How to get if a type is truly move constructible

There are claims that presence of move constructor can't be detected and on surface they seem to be correct -- the way && binds to const& makes it impossible to tell which constructors are present in class' interface.

Then it occurred to me -- move semantic in C++ isn't a separate semantic... It is an "alias" to a copy semantic, another "interface" that class implementer can "intercept" and provide alternative implementation. So the question "can we detect a presence of move ctor?" can be reformulated as "can we detect a presence of two copy interfaces?". Turns out we can achieve that by (ab)using overloading -- it fails to compile when there are two equally viable ways to construct an object and this fact can be detected with SFINAE.

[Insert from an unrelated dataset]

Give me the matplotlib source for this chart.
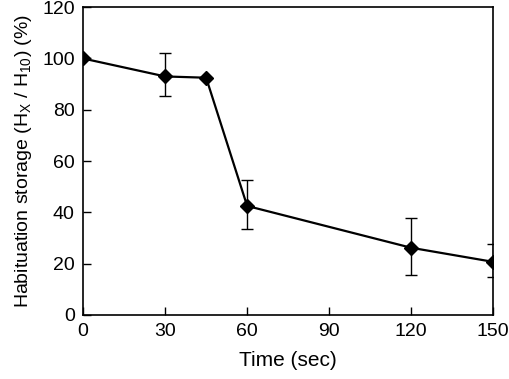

30 lines of code are worth a thousand words:

#include <type_traits>
#include <utility>
#include <cstdio>

using namespace std;

struct S
{
    ~S();
    //S(S const&){}
    //S(S const&) = delete;
    //S(S&&) {}
    //S(S&&) = delete;
};

template<class P>
struct M
{
    operator P const&();
    operator P&&();
};

constexpr bool has_cctor = is_copy_constructible_v<S>;
constexpr bool has_mctor = is_move_constructible_v<S> && !is_constructible_v<S, M<S>>;

int main()
{
    printf("has_cctor = %d\n", has_cctor);
    printf("has_mctor = %d\n", has_mctor);
}

Notes:

• you probably should be able to confuse this logic with additional const/volatile overloads, so some additional work may be required here

• doubt this magic works well with private/protected constructors -- another area to look at

• doesn't seem to work on MSVC (as is tradition)